## EXERCISE REQUIREMENTS
Set out each line from the following listing that includes the word "matplotlib".

***** SUPPLIED MATERIAL

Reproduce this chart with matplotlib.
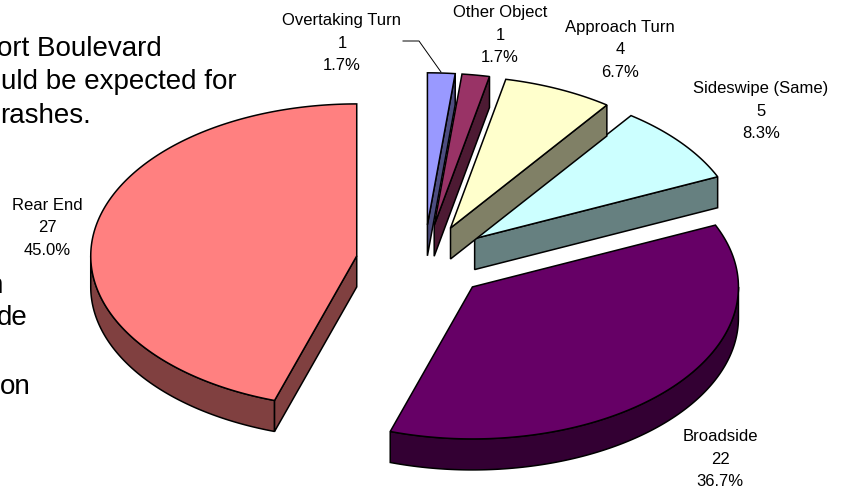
import numpy as np
import matplotlib
matplotlib.use("Agg")
from matplotlib import pyplot as plt
from matplotlib.patches import Polygon

categories = ["Overtaking Turn", "Other Object", "Approach Turn", "Sideswipe (Same)", "Broadside", "Rear End"]
counts = [1, 1, 4, 5, 22, 27]
percents = ["1.7%", "1.7%", "6.7%", "8.3%", "36.7%", "45.0%"]
top_colors = ["#9999ff", "#993366", "#ffffcc", "#ccffff", "#660066", "#ff8080"]
side_colors = ["#4d4d80", "#4d1a33", "#808066", "#668080", "#330033", "#804040"]
explode = [0.245, 0.245, 0.245, 0.245, 0.245, 0.256]
label_xy = [(342, 43), (500, 35), (620, 50), (761, 111), (720, 459), (47, 228)]
# text running behind the chart, cut off by the left edge
slide_text = [("ort Boulevard", 162, 56), ("uld be expected for", 237, 89), ("rashes.", 91, 123),
              ("n", 3, 293), ("de", 28, 325), ("on", 31, 394)]

# pie geometry in pixels
cx, cy = 424, 262
rx, ry = 266, 152
depth = 31

plt.rcParams['font.family'] = ['Liberation Sans', 'DejaVu Sans']
fig = plt.figure(figsize=(8.43, 4.87), dpi=100)
ax = fig.add_axes([0, 0, 1, 1])
ax.set_xlim(0, 843)
ax.set_ylim(487, 0)
ax.axis('off')


def point(ox, oy, deg, scale=1.0):
    # angles run clockwise from twelve o'clock
    t = np.radians(deg)
    return ox + scale * rx * np.sin(t), oy - scale * ry * np.cos(t)


def arc(ox, oy, a0, a1):
    t = np.linspace(a0, a1, max(int(abs(a1 - a0) * 2), 2))
    x, y = point(ox, oy, t)
    return np.column_stack([x, y])


def draw_slice(a0, a1, top, side, offset):
    mid = (a0 + a1) / 2
    ox, oy = point(cx, cy, mid, offset)
    down = np.array([0, depth])
    apex = np.array([[ox, oy]])
    # outer rim, only where it faces the viewer
    lo, hi = max(a0, 90), min(a1, 270)
    if lo < hi:
        rim = arc(ox, oy, lo, hi)
        ax.add_patch(Polygon(np.vstack([rim, rim[::-1] + down]), fc=side, ec='black', lw=1.1))
    # cut faces
    if 0 < a1 < 180:
        end = np.array([point(ox, oy, a1)])
        ax.add_patch(Polygon(np.vstack([apex, end, end + down, apex + down]), fc=side, ec='black', lw=1.1))
    if 180 < a0 < 360:
        start = np.array([point(ox, oy, a0)])
        ax.add_patch(Polygon(np.vstack([apex, start, start + down, apex + down]), fc=side, ec='black', lw=1.1))
    ax.add_patch(Polygon(np.vstack([apex, arc(ox, oy, a0, a1)]), fc=top, ec='black', lw=1.1))


edges = np.concatenate([[0], np.cumsum(counts)]) / sum(counts) * 360

for s, x, y in slide_text:
    ax.text(x, y, s, fontsize=20, color='black', va='baseline', ha='right')

# the rear end slice sits apart, the rest go back to front from broadside round to the top
for i in [5, 4, 3, 2, 1, 0]:
    draw_slice(edges[i], edges[i + 1], top_colors[i], side_colors[i], explode[i])

for name, n, pct, (x, y) in zip(categories, counts, percents, label_xy):
    ax.text(x, y, "%s\n%d\n%s" % (name, n, pct), fontsize=12, ha='center', va='center',
            linespacing=1.6, color='black')

# leader line for the first label
ax.plot([403, 419, 441], [41, 41, 72], color='black', lw=0.7)

fig.savefig("out.png", dpi=100)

**********

## RIGHT ANSWER
Reproduce this chart with matplotlib.
import matplotlib
matplotlib.use("Agg")
from matplotlib import pyplot as plt
from matplotlib.patches import Polygon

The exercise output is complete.